Location
- 256 North Michigan Street Lawrence, Kansas 66044 United States 38°59′15″N 95°15′03″W﻿ / ﻿38.98750°N 95.25083°W

Information
- School type: Private school
- Established: 1978
- Administrator: Mary Woolery
- Officer in charge: Mary Woolery
- Grades: K-12
- Enrollment: <200
- Campus: Urban
- Colors: Blue and Gold
- Mascot: Eagle
- Rival: Bishop Seabury
- Newspaper: The Eagle's Eye
- Website: School Website

= Veritas Christian School =

Veritas Christian School is a private, classical Christian school located in Lawrence, Kansas, United States. It is non-denominational and is supported by the tuition and donations from students and alumni. Veritas is a member of the Association of Classical and Christian Schools (ACCS) and a member of the Association of Christian Schools International (ACSI).

==History==
It was opened in 1978 with the name of Douglas County Christian School.

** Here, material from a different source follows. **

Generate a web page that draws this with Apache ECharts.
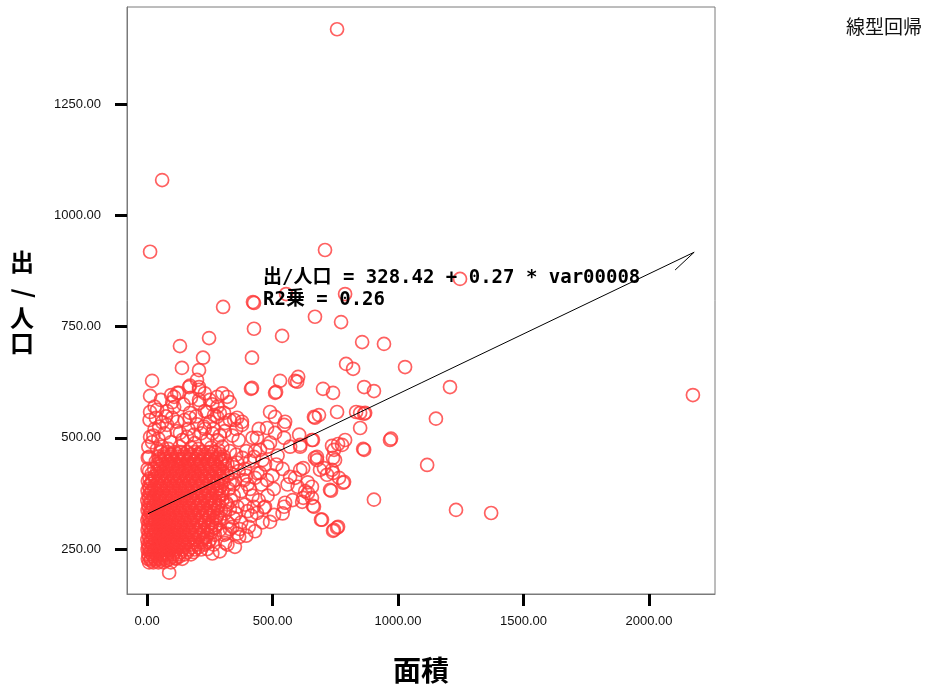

In 1998, the pursuit of academic improvement was enhanced by the implementation of a classical method of instruction.

At the start of 2004 school year, grades 10th through 12th grades were added to Veritas, thereby offering a complete educational process for children from Kindergarten through 12th grade.

On-site library and computer lab facilities are provided. It has a playground and open areas for recess activities, the multi-purpose room for P.E. and school assemblies, and a hot lunch program.